Allí, y pese a sus protestas, el chofer Germani fue relevado de su misión: la Guardia Civil se hizo cargo del transporte de los restos de Eva Perón en un operativo coordinado por las autoridades del gobierno de Francisco Franco y el embajador argentino en Madrid, brigadier general Jorge Rojas Silveyra.
Rojas Silveyra había sido nombrado por Lanusse especialmente para vérselas con Perón. En 1997 se definió ante Clarín: “Odio tanto a los peronistas como a los radicales. Soy conservador orejudo, partidario del fraude, la violencia y el entreguismo, que era cuando el país mejor andaba”.
El padre Rotger, en uno de sus frecuentes viajes al Vaticano. Confesor de Lanusse, fue artífice del operativo secreto para trasladar el cuerpo de Evita a Milán.
Cuando Lanusse le anunció su destino de diplomático, Rojas Silveyra le dijo entristecido: “No, Cano… No podés hacerme esto…”.
“Sí, puedo –le dijo Lanusse– porque sos el único tipo que conozco que es más gorila que yo”.

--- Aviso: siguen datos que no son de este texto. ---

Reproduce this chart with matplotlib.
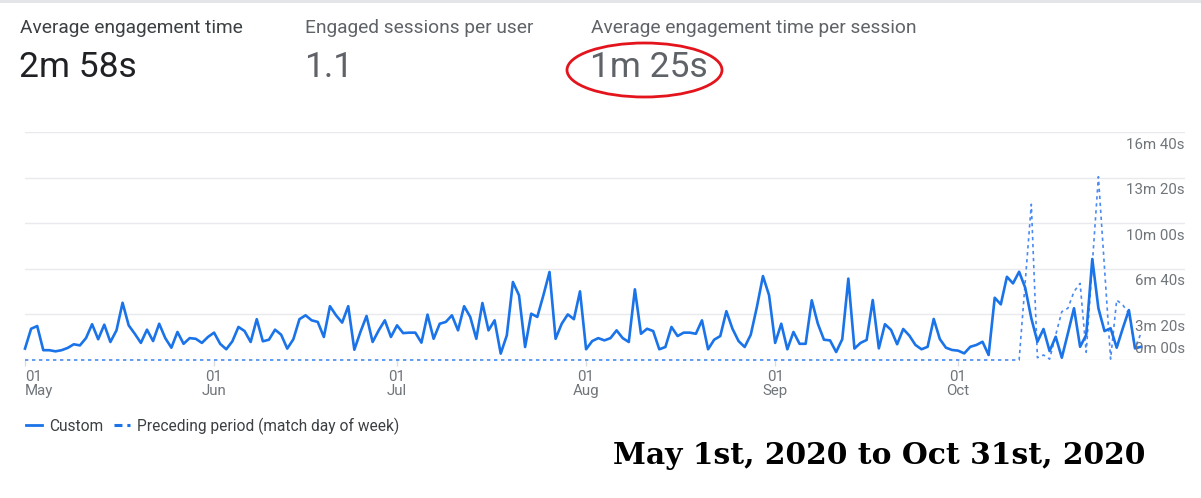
import pandas as pd
import matplotlib
matplotlib.use("Agg")
import matplotlib.pyplot as plt
from matplotlib.patches import Ellipse, Rectangle
from matplotlib.lines import Line2D

W, H = 1201, 498  # output size in pixels


def fx(x):
    return x / W


def fy(y):
    return 1 - y / H


# ---- data (seconds per session, one point per day, May 1 - Oct 31 2020) ----
dates = pd.date_range("2020-05-01", "2020-10-31", freq="D")

custom = [
    50, 137, 149, 43, 43, 38, 43, 53, 69, 64,
    96, 157, 91, 155, 79, 130, 251, 152, 115, 75,
    133, 83, 159, 96, 54, 123, 71, 96, 93, 75,
    101, 120, 71, 47, 82, 145, 127, 79, 179, 82,
    89, 133, 111, 50, 91, 179, 196, 174, 167, 101,
    236, 196, 164, 236, 45, 123, 193, 79, 130, 174,
    101, 152, 118, 120, 120, 76, 199, 93, 159, 167,
    196, 130, 236, 189, 93, 250, 130, 174, 28, 108,
    342, 284, 57, 203, 189, 284, 386, 93, 159, 200,
    179, 301, 47, 83, 96, 86, 96, 130, 96, 79,
    310, 115, 137, 127, 47, 57, 145, 105, 120, 120,
    115, 174, 47, 89, 105, 214, 137, 83, 57, 111,
    232, 368, 284, 75, 159, 47, 123, 71, 71, 262,
    159, 89, 86, 35, 91, 357, 50, 75, 88, 263,
    51, 157, 132, 69, 136, 107, 66, 47, 58, 180,
    92, 54, 44, 41, 29, 58, 66, 80, 22, 273,
    244, 365, 336, 387, 317, 183, 80, 136, 39, 102,
    10, 117, 227, 58, 110, 443, 227, 127, 139, 54,
    139, 219, 51, 58,
]

# preceding period is flat at zero until mid October
preceding = [0] * 164 + [
    342, 683, 10, 22, 4, 110, 212, 227, 300, 336,
    34, 417, 804, 404, 4, 263, 241, 205, 53, 118,
]

yticks = [0, 200, 400, 600, 800, 1000]
ytick_labels = ["0m 00s", "3m 20s", "6m 40s", "10m 00s", "13m 20s", "16m 40s"]

month_ticks = ["2020-05-01", "2020-06-01", "2020-07-01",
               "2020-08-01", "2020-09-01", "2020-10-01"]
month_labels = ["01\nMay", "01\nJun", "01\nJul", "01\nAug", "01\nSep", "01\nOct"]

metric_names = ["Average engagement time", "Engaged sessions per user",
                "Average engagement time per session"]
metric_values = ["2m 58s", "1.1", "1m 25s"]

series_names = ["Custom", "Preceding period (match day of week)"]
range_note = "May 1st, 2020 to Oct 31st, 2020"

# ---- figure ----
plt.rcParams["font.family"] = ["Roboto", "DejaVu Sans"]
fig = plt.figure(figsize=(W / 100, H / 100), dpi=100)
fig.patch.set_facecolor("white")

# thin grey strip along the top edge of the screenshot
fig.patches.append(Rectangle((0, fy(3)), 1, 3 / H, transform=fig.transFigure,
                             facecolor="#e3e5e8", edgecolor="none"))

# metric header
header_x = [20, 305, 591]
name_colors = ["#3c4043", "#5f6368", "#5f6368"]
value_colors = ["#202124", "#5f6368", "#5f6368"]
for x, name, val, nc, vc in zip(header_x, metric_names, metric_values,
                                name_colors, value_colors):
    fig.text(fx(x), fy(33), name, fontsize=13.8, color=nc, va="baseline", ha="left")
    fig.text(fx(x - 1), fy(77), val, fontsize=25.5, color=vc, va="baseline", ha="left")

# red circle around the per-session value
fig.patches.append(Ellipse((fx(644.5), fy(70)), 155 / W, 54 / H,
                           transform=fig.transFigure, fill=False,
                           edgecolor="#e3141b", linewidth=2.0))

# ---- chart ----
ax = fig.add_axes([fx(25), fy(360), 1160 / W, 228 / H])
ax.plot(dates, preceding, color="#4a8af4", lw=1.2, dashes=(2, 2.2),
        clip_on=False, zorder=3)
ax.plot(dates, custom, color="#1a73e8", lw=1.9, clip_on=False, zorder=4)

ax.set_ylim(0, 1000)
ax.set_xlim(dates[0], dates[0] + pd.Timedelta(days=190.2))
ax.set_yticks(yticks)
ax.grid(axis="y", color="#e8eaed", lw=1)
ax.set_axisbelow(True)
ax.tick_params(axis="y", length=0, labelleft=False)
for s in ax.spines.values():
    s.set_visible(False)

ax.set_xticks(pd.to_datetime(month_ticks))
ax.set_xticklabels(month_labels, linespacing=1.05)
ax.tick_params(axis="x", length=4, width=1, color="#dadce0", pad=3,
               labelsize=10.8, labelcolor="#70757a")
first = ax.get_xticklabels()[0]
first.set_ha("left")
first.set_multialignment("left")

# y labels sit just under each gridline (the zero label sits above it)
for v, lab in zip(yticks, ytick_labels):
    if v == 0:
        off, va = 3, "bottom"
    else:
        off, va = -4, "top"
    ax.annotate(lab, xy=(1, v), xycoords=("axes fraction", "data"),
                xytext=(0, off), textcoords="offset points",
                ha="right", va=va, fontsize=10.8, color="#70757a", zorder=5)

# legend
handles = [Line2D([], [], color="#1a73e8", lw=2.0),
           Line2D([], [], color="#1a73e8", lw=2.2, dashes=(2.6, 1.6))]
fig.legend(handles, series_names, loc="center left", bbox_to_anchor=(fx(26), fy(426)),
           ncol=2, frameon=False, fontsize=11.2, handlelength=1.05,
           handletextpad=0.45, columnspacing=0.65, borderpad=0, borderaxespad=0,
           labelcolor="#3c4043")

# date range note
fig.text(fx(613), fy(464), range_note, fontsize=21.4, fontweight="bold",
         family="DejaVu Serif", color="black", va="baseline", ha="left")

fig.savefig("out.png", dpi=100, facecolor="white")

En la tarde del 3 de setiembre de 1971 y ya en tierra española, el cortejo con el cuerpo de Eva Perón cubrió el trayecto entre Barcelona y Madrid, custodiado con discreción, aunque la operación ya no era un secreto: ante el furgón se cuadraban todos los miembros de la Guardia Civil que le veían pasar.

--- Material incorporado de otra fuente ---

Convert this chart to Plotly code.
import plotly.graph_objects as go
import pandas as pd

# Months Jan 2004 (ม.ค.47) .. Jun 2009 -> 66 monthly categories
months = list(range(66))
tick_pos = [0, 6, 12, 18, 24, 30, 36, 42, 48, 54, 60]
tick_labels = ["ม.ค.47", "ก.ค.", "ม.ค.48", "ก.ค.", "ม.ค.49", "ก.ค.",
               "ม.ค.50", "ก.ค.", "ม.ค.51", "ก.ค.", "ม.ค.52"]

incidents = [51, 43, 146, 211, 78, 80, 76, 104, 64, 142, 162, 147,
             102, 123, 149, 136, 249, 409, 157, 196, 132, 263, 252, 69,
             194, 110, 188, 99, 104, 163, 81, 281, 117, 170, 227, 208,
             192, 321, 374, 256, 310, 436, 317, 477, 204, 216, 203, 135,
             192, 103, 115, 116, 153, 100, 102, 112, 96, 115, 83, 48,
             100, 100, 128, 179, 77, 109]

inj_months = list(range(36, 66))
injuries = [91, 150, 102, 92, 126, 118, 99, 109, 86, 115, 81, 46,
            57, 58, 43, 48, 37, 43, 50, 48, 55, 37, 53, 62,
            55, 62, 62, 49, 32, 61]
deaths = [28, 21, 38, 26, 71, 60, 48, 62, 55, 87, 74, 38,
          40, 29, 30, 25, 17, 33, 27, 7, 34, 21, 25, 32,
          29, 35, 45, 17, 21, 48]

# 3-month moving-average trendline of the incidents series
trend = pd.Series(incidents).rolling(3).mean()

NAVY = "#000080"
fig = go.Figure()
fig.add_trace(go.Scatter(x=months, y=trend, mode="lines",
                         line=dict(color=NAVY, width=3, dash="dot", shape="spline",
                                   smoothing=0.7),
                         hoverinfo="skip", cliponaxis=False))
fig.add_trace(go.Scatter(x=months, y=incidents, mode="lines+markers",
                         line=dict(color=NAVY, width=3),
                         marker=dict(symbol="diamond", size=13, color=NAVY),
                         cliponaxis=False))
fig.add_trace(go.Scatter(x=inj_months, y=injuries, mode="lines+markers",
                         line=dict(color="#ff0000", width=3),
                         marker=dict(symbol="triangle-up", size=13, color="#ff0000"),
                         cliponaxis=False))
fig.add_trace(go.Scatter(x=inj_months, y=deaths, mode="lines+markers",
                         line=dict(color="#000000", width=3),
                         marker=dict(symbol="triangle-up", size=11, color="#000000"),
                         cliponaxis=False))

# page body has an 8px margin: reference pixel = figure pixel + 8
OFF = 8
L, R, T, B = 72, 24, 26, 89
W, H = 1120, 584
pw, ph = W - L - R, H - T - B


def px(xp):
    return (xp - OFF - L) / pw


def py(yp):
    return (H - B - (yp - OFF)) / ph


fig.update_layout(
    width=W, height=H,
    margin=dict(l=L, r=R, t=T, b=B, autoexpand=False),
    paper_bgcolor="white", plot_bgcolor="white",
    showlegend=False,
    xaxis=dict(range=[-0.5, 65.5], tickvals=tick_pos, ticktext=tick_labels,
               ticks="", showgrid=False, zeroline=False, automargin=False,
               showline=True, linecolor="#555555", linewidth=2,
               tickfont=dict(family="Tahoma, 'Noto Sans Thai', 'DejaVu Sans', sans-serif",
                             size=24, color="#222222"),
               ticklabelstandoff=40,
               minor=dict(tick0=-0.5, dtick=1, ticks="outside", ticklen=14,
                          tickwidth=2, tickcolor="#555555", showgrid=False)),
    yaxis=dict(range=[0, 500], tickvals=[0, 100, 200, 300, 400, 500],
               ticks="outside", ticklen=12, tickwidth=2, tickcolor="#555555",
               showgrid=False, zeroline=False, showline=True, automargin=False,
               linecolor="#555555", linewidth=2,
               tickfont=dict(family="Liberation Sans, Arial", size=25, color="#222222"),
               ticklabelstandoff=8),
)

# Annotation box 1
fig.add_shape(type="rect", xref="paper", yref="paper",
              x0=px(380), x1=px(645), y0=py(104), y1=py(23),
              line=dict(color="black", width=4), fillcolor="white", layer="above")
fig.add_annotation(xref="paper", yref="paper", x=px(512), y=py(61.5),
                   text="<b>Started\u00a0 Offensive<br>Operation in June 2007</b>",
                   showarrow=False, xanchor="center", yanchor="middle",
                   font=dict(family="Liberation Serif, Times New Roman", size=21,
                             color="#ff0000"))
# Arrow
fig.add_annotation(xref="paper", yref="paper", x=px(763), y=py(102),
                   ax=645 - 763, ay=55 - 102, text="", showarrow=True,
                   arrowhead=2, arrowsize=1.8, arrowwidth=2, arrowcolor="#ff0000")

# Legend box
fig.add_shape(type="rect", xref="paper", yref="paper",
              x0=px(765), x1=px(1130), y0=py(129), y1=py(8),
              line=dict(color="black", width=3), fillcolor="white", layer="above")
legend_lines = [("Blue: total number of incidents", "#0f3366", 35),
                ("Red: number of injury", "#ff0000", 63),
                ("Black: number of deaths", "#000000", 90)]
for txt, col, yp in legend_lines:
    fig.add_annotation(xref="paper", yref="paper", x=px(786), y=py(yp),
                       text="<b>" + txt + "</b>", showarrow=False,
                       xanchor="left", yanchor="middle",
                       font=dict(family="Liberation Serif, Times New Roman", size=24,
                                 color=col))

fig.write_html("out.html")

Por fin, entró a la capital española poco antes de las ocho de la noche del 3 de setiembre. Poco antes de enfilar hacia Puerta de Hierro, Sorolla quitó del féretro la chapa de bronce con el nombre “María Maggi de Magistris” y colocó otra que decía: “María Eva Duarte de Perón”.

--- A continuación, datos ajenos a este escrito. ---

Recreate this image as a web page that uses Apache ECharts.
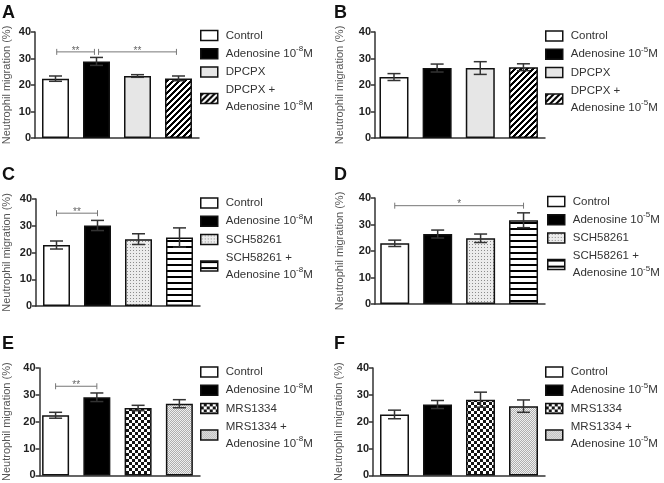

Hubo una última espera decretada sólo por el rigor histórico de los militares argentinos al frente de la operación: el ataúd estuvo a punto de llegar a Puerta de Hierro a las ocho y veinticinco de la noche, las 20.25 que la historia oficial fijó como la de la muerte de Eva Perón el 26 de julio de 1952. Para evitar coincidencias azarosas e inquietantes, el furgón entró a la residencia de Perón después de esa hora.
El restaurador Domingo Tellechea trabaja sobre el cadáver de Evita en 1974.
Cabanillas entregó los restos a Perón. El ataúd fue abierto ante los testigos: Perón, su entonces delegado personal, Jorge Daniel Paladino, María Estela Martínez de Perón, “una persona que dijo llamarse López Rega”, dice el acta, Rojas Silveyra, dos sacerdotes mercedarios amigos de Perón y el sacerdote Alessandro Angeli, que no era otro que el padre Madurini que actuó durante toda la ceremonia con ese nombre falso: “Usé Alessandro, que es mi segundo nombre, y Angeli porque mi padre se llamaba Angelo”, dijo a Clarín en 1997.
Sin embargo, el largo peregrinaje del cuerpo de Eva Perón no había terminado. Todavía iba a estar atado a los vaivenes y delirios de la vida política argentina.
El 15 de octubre de 1974, tres meses y medio después de la muerte de Perón y con su viuda en la presidencia, Montoneros secuestró del cementerio de la Recoleta el ataúd con los restos de Aramburu y exigió a cambio la restitución del cuerpo de Eva Perón.
Dos días después, el cuerpo viajó de Madrid a la Argentina, donde fue recibido por Isabel Perón y López Rega y una banda de civiles que hicieron ostentación de su armamento pesado y pasó a reposar en una cripta en la Quinta presidencial de Olivos, junto al féretro de Perón.
Tras el golpe militar del 24 de marzo de 1976, el cadáver de Eva Perón fue depositado en la bóveda de la familia Duarte, en Recoleta, a seis metros de profundidad y bajo una gruesa plancha de acero.
El acta de traslado del ataúd de Evita a la bóveda de la familia Duarte, en el Cementerio de Recoleta.
Cuando casi todos los protagonistas de esta historia, y muchos de sus testigos, han muerto ya, el eco del pasado trae una última, pequeña anécdota; un diálogo entre Perón y Rojas Silveyra en cálida noche madrileña: una extraña comunión entre enemigos.
Perón tomó del brazo al brigadier y le dijo: “Venga Rojitas”. Salieron al jardín de la residencia y caminaron juntos un trecho.
-Señor –le dijo Rojas Silveyra, que no quería adjudicarle a Perón grado militar alguno–, usted está llorando…
-Mire –contestó Perón–, yo he sido con esta mujer mucho más feliz de lo que todo el mundo cree.
Juan Perón sostiene a Evita, ya gravemente enferma.